The Utes don’t land Whittingham, who takes the BYU job instead, which makes Bronco Mendenhall a free agent instead of Cougars’ head coach. And the Utes promote offensive coordinator Mike Sanford to head coach instead. That would’ve opened the UNLV job, which Sanford took after the 2004 season, and the Runnin’ Rebels hire Cal defensive coordinator Bob Gregory, USC defensive coordinator Norm Chow, or someone else. Mendenhall doesn’t become BYU head coach in 2005, instead lands on a Pac-10 staff, and earns a head-coaching job somewhere a few years later.
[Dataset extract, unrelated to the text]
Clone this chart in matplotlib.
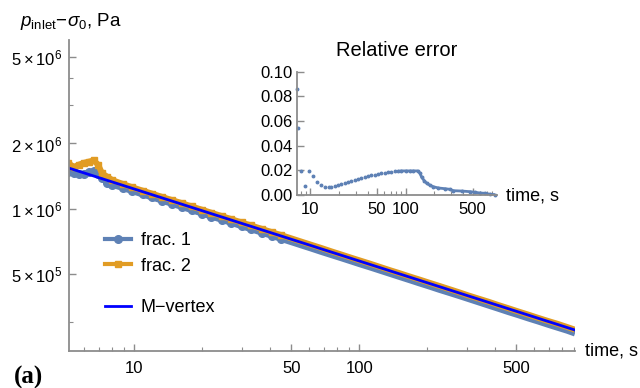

And that’s just the beginning. If the first scenario, maybe Meyer leaves Wisconsin for Notre Dame after one season? And then doesn’t go to Ohio State in 2012? Maybe Whittingham doesn’t join Leach’s Texas Tech staff and instead lands a head-coaching job before BYU, which keeps Mendenhall in Provo. In the second scenario, Mendenhall doesn’t win big at BYU and doesn’t take the Virginia in 2016? Who do the Cavaliers hire instead? 

If Urban Meyer hadn’t retained Kyle Whittingham upon his arrival at Utah in December 2002, the college football landscape over the last 16 years might’ve been remarkably different.